** Begin RECORDS FOR THE EXERCISE **
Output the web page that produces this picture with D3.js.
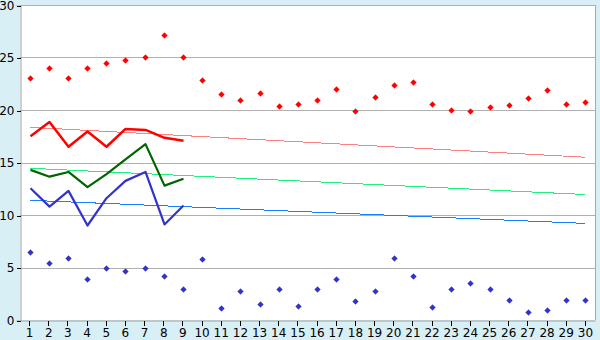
<!DOCTYPE html>
<html lang="en">
<head>
<meta charset="UTF-8"/>
<script src="https://d3js.org/d3.v7.min.js"></script>
<style>
  body { margin: 0; background: #d9eff6; }
  text { font-family: "DejaVu Sans", sans-serif; font-size: 12px; fill: #000; }
</style>
</head>
<body>
<div id="chart"></div>
<script>
// categories 1..30
var days = ["1","2","3","4","5","6","7","8","9","10","11","12","13","14","15","16","17","18","19","20","21","22","23","24","25","26","27","28","29","30"];
var yTicks = [0, 5, 10, 15, 20, 25, 30];

// upper scatter (red) and lower scatter (blue)
var highs = [23.0, 24.0, 23.0, 24.0, 24.5, 24.8, 25.0, 27.1, 25.0, 22.9, 21.5, 21.0, 21.6, 20.4, 20.6, 21.0, 22.0, 19.9, 21.2, 22.35, 22.7, 20.6, 20.0, 19.9, 20.25, 20.5, 21.1, 21.9, 20.6, 20.8];
var lows = [6.5, 5.4, 5.95, 3.95, 5.0, 4.7, 5.0, 4.15, 3.0, 5.85, 1.1, 2.8, 1.5, 3.0, 1.3, 3.0, 3.95, 1.85, 2.8, 5.95, 4.15, 1.2, 3.0, 3.5, 3.0, 1.95, 0.8, 1.0, 1.95, 1.95];

// short series for first 9 days
var redLine = [17.5, 18.85, 16.5, 17.95, 16.5, 18.2, 18.1, 17.35, 17.08];
var greenLine = [14.3, 13.65, 14.1, 12.65, 13.9, 15.3, 16.75, 12.8, 13.45];
var blueLine = [12.55, 10.8, 12.3, 9.0, 11.6, 13.25, 14.1, 9.1, 10.9];

// trend lines (start, end)
var redTrend = [18.35, 15.5];
var greenTrend = [14.45, 11.95];
var blueTrend = [11.4, 9.2];

var width = 600, height = 340;
var margin = {top: 5, right: 5, bottom: 20, left: 20};

var svg = d3.select("#chart").append("svg")
  .attr("width", width)
  .attr("height", height);

var x = d3.scaleBand()
  .domain(days)
  .range([margin.left, width - margin.right]);

var y = d3.scaleLinear()
  .domain([0, 30])
  .range([height - margin.bottom, margin.top]);

var cx = function(d) { return Math.round(x(d) + x.bandwidth() / 2) + 0.5; };

// plot background
svg.append("rect")
  .attr("x", margin.left)
  .attr("y", margin.top)
  .attr("width", width - margin.left - margin.right)
  .attr("height", height - margin.top - margin.bottom)
  .attr("fill", "#fff");

// grid lines (30 doubles as the top border)
svg.selectAll(".grid")
  .data(yTicks.slice(1))
  .enter()
  .append("line")
  .attr("x1", margin.left)
  .attr("x2", width - margin.right)
  .attr("y1", d => Math.round(y(d)) + 0.5)
  .attr("y2", d => Math.round(y(d)) + 0.5)
  .attr("stroke", "#b0b0b0")
  .attr("shape-rendering", "crispEdges");

// right border
svg.append("line")
  .attr("x1", width - margin.right + 0.5)
  .attr("x2", width - margin.right + 0.5)
  .attr("y1", margin.top)
  .attr("y2", height - margin.bottom)
  .attr("stroke", "#a8a8a8")
  .attr("shape-rendering", "crispEdges");

// axes
var yAxis = d3.axisLeft(y).tickValues(yTicks).tickSize(4).tickPadding(2);
var gy = svg.append("g")
  .attr("transform", "translate(" + (margin.left + 0.5) + ",0.5)")
  .call(yAxis);
gy.select(".domain").attr("stroke", "#a0a0a0");

var xAxis = d3.axisBottom(x).tickSize(5).tickSizeOuter(0).tickPadding(3);
var gx = svg.append("g")
  .attr("transform", "translate(0," + (Math.round(y(0)) + 0.5) + ")")
  .call(xAxis);
gx.select(".domain").attr("stroke", "#a0a0a0");

svg.selectAll(".tick line").attr("shape-rendering", "crispEdges");
svg.selectAll(".tick text").style("font-size", "12px").style("font-family", "DejaVu Sans, sans-serif");

// trend lines
function trend(vals, color) {
  svg.append("line")
    .attr("x1", cx(days[0]))
    .attr("x2", cx(days[days.length - 1]))
    .attr("y1", y(vals[0]))
    .attr("y2", y(vals[1]))
    .attr("stroke", color)
    .attr("stroke-width", 1)
    .attr("shape-rendering", "crispEdges");
}
trend(redTrend, "#ff8080");
trend(greenTrend, "#22f080");
trend(blueTrend, "#1a80ff");

// short lines
var line = d3.line()
  .x((d, i) => cx(days[i]))
  .y(d => y(d));

function drawLine(vals, color, w) {
  svg.append("path")
    .datum(vals)
    .attr("d", line)
    .attr("fill", "none")
    .attr("stroke", color)
    .attr("stroke-width", w)
    .attr("stroke-linejoin", "round");
}
drawLine(redLine, "#ff0000", 2.5);
drawLine(greenLine, "#006400", 2.2);
drawLine(blueLine, "#3333cc", 2.2);

// scatter markers
var marker = "M-0.5,-2.5h1v1h1v1h1v1h-1v1h-1v1h-1v-1h-1v-1h-1v-1h1v-1h1z";
function drawPoints(vals, color) {
  svg.append("g")
    .selectAll("path")
    .data(vals)
    .enter()
    .append("path")
    .attr("transform", (d, i) => "translate(" + cx(days[i]) + "," + (Math.round(y(d)) + 0.5) + ")")
    .attr("d", marker)
    .attr("fill", color)
    .attr("stroke", color)
    .attr("stroke-width", 0.8);
}
drawPoints(highs, "#ff0000");
drawPoints(lows, "#3333cc");
</script>
</body>
</html>
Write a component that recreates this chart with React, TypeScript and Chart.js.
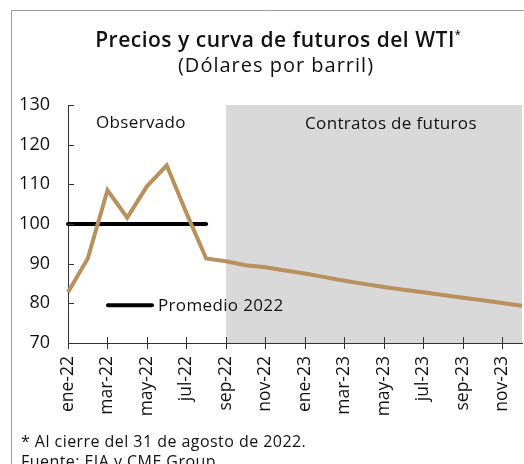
import React, { useEffect, useRef } from "react";
import { Chart, registerables } from "chart.js";

Chart.register(...registerables);

const months = [
  "ene-22", "feb-22", "mar-22", "abr-22", "may-22", "jun-22", "jul-22", "ago-22",
  "sep-22", "oct-22", "nov-22", "dic-22", "ene-23", "feb-23", "mar-23", "abr-23",
  "may-23", "jun-23", "jul-23", "ago-23", "sep-23", "oct-23", "nov-23", "dic-23",
];
const wti = [
  82.8, 91.3, 108.5, 101.6, 109.5, 114.8, 102.8, 91.3,
  90.6, 89.6, 89.1, 88.3, 87.5, 86.6, 85.7, 84.9,
  84.1, 83.4, 82.8, 82.1, 81.4, 80.8, 80.1, 79.4,
];
const promedio2022 = [100, 100, 100, 100, 100, 100, 100, 100];
const yTicks = [70, 80, 90, 100, 110, 120, 130];
const futuresStart = "sep-22";
const legendValue = 79.5;

const FONT = "'Open Sans', 'DejaVu Sans', sans-serif";

const decorPlugin = {
  id: "decor",
  beforeDatasetsDraw(chart: any) {
    const { ctx, chartArea, scales } = chart;
    const x = scales.x;
    const xs = x.getPixelForValue(months.indexOf(futuresStart));
    ctx.save();
    ctx.fillStyle = "#d9d9d9";
    ctx.fillRect(xs, chartArea.top, chartArea.right - xs, chartArea.bottom - chartArea.top);
    ctx.restore();
  },
  afterDatasetsDraw(chart: any) {
    const { ctx, chartArea, scales } = chart;
    const x = scales.x, y = scales.y;
    ctx.save();
    // frame
    ctx.strokeStyle = "#9a9a9a";
    ctx.lineWidth = 1;
    ctx.beginPath();
    ctx.moveTo(11.5, 470);
    ctx.lineTo(11.5, 10.5);
    ctx.lineTo(530, 10.5);
    ctx.stroke();

    // ticks
    ctx.strokeStyle = "#333";
    ctx.lineWidth = 1;
    const yb = y.getPixelForValue(yTicks[0]);
    for (let i = 0; i < months.length; i += 2) {
      const px = Math.round(x.getPixelForValue(i)) + 0.5;
      ctx.beginPath();
      ctx.moveTo(px, yb - 6);
      ctx.lineTo(px, yb + 6);
      ctx.stroke();
    }
    const xl = chartArea.left;
    for (const v of yTicks) {
      const py = Math.round(y.getPixelForValue(v)) + 0.5;
      ctx.beginPath();
      ctx.moveTo(xl, py);
      ctx.lineTo(xl + 6, py);
      ctx.stroke();
    }

    // title
    ctx.fillStyle = "#111";
    ctx.textBaseline = "alphabetic";
    ctx.textAlign = "left";
    ctx.font = `600 21px ${FONT}`;
    ctx.letterSpacing = "0.5px";
    const t = "Precios y curva de futuros del WTI";
    const tw = ctx.measureText(t).width;
    const tx = 275 - tw / 2;
    ctx.fillText(t, tx, 47);
    ctx.font = `600 11px ${FONT}`;
    ctx.fillText("*", tx + tw, 38);
    ctx.font = `400 20px ${FONT}`;
    ctx.letterSpacing = "1px";
    ctx.textAlign = "center";
    ctx.fillText("(Dólares por barril)", 276, 72);

    // annotations
    ctx.font = `400 17px ${FONT}`;
    ctx.letterSpacing = "0.35px";
    ctx.textAlign = "left";
    ctx.fillStyle = "#111";
    ctx.fillText("Observado", 96, 128);
    ctx.fillText("Contratos de futuros", 305, 129);

    // legend
    const ly = y.getPixelForValue(legendValue);
    ctx.strokeStyle = "#000";
    ctx.lineWidth = 4;
    ctx.lineCap = "round";
    ctx.beginPath();
    ctx.moveTo(108, ly);
    ctx.lineTo(152, ly);
    ctx.stroke();
    ctx.textBaseline = "middle";
    ctx.fillText("Promedio 2022", 158, ly + 1);

    // footer
    ctx.textBaseline = "alphabetic";
    ctx.font = `400 16px ${FONT}`;
    ctx.letterSpacing = "0.45px";
    ctx.fillText("* Al cierre del 31 de agosto de 2022.", 21, 447);
    ctx.fillText("Fuente: EIA y CME Group.", 21, 467);
    ctx.restore();
  },
};

export default function App() {
  const ref = useRef<HTMLCanvasElement | null>(null);
  useEffect(() => {
    document.body.style.margin = "0";
    const chart = new Chart(ref.current as HTMLCanvasElement, {
      type: "line",
      data: {
        labels: months,
        datasets: [
          {
            label: "Promedio 2022",
            data: promedio2022,
            borderColor: "#000",
            borderWidth: 4,
            pointRadius: 0,
            borderCapStyle: "round",
            order: 2,
          },
          {
            label: "WTI",
            data: wti,
            borderColor: "#b8915c",
            borderWidth: 4,
            pointRadius: 0,
            tension: 0,
            order: 1,
          },
        ],
      },
      options: {
        animation: false,
        responsive: false,
        layout: { padding: { top: 105, right: 2, left: 0, bottom: 30 } },
        plugins: { legend: { display: false }, tooltip: { enabled: false }, title: { display: false } },
        scales: {
          x: {
            type: "category",
            offset: false,
            grid: { display: false, drawTicks: false },
            border: { display: true, color: "#333", width: 1 },
            ticks: {
              autoSkip: false,
              minRotation: 90,
              maxRotation: 90,
              padding: 13,
              color: "#111",
              font: { family: FONT, size: 17.5 },
              callback: (v: any, i: number) => (i % 2 === 0 ? months[i] : ""),
            },
            afterFit: (s: any) => { s.height = 91; s.paddingLeft = 0; s.paddingRight = 0; },
          },
          y: {
            min: 70,
            max: 130,
            grid: { display: false, drawTicks: false },
            border: { display: true, color: "#333", width: 1 },
            ticks: {
              stepSize: 10,
              padding: 18,
              color: "#111",
              font: { family: FONT, size: 18 },
            },
            afterFit: (s: any) => { s.width = 68; s.paddingTop = 0; s.paddingBottom = 0; },
          },
        },
      },
      plugins: [decorPlugin],
    });
    return () => chart.destroy();
  }, []);
  return (
    <div style={{ position: "absolute", left: 0, top: 0, width: 524, height: 464 }}>
      <canvas ref={ref} width={524} height={464} />
    </div>
  );
}
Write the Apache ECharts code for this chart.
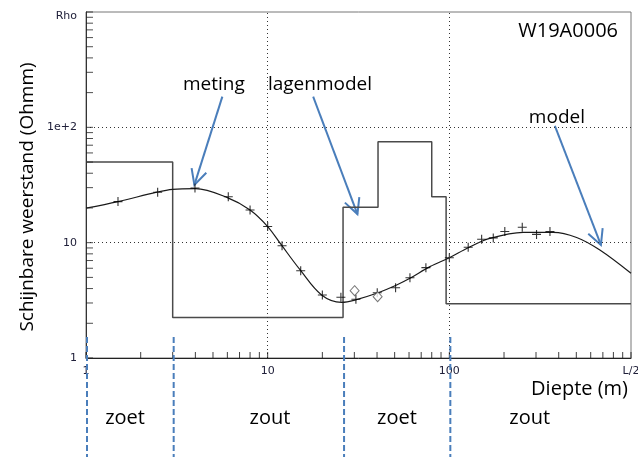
** End RECORDS FOR THE EXERCISE **
WHAT THIS TASK INVOLVES>
Reproduce only the lines from the beginning of the data through the line that contains "1.0, 1.95, 1.95];", both included, and please drop the pictures.

EXERCISE RESPONSE>
Output the web page that produces this picture with D3.js.
<!DOCTYPE html>
<html lang="en">
<head>
<meta charset="UTF-8"/>
<script src="https://d3js.org/d3.v7.min.js"></script>
<style>
  body { margin: 0; background: #d9eff6; }
  text { font-family: "DejaVu Sans", sans-serif; font-size: 12px; fill: #000; }
</style>
</head>
<body>
<div id="chart"></div>
<script>
// categories 1..30
var days = ["1","2","3","4","5","6","7","8","9","10","11","12","13","14","15","16","17","18","19","20","21","22","23","24","25","26","27","28","29","30"];
var yTicks = [0, 5, 10, 15, 20, 25, 30];

// upper scatter (red) and lower scatter (blue)
var highs = [23.0, 24.0, 23.0, 24.0, 24.5, 24.8, 25.0, 27.1, 25.0, 22.9, 21.5, 21.0, 21.6, 20.4, 20.6, 21.0, 22.0, 19.9, 21.2, 22.35, 22.7, 20.6, 20.0, 19.9, 20.25, 20.5, 21.1, 21.9, 20.6, 20.8];
var lows = [6.5, 5.4, 5.95, 3.95, 5.0, 4.7, 5.0, 4.15, 3.0, 5.85, 1.1, 2.8, 1.5, 3.0, 1.3, 3.0, 3.95, 1.85, 2.8, 5.95, 4.15, 1.2, 3.0, 3.5, 3.0, 1.95, 0.8, 1.0, 1.95, 1.95];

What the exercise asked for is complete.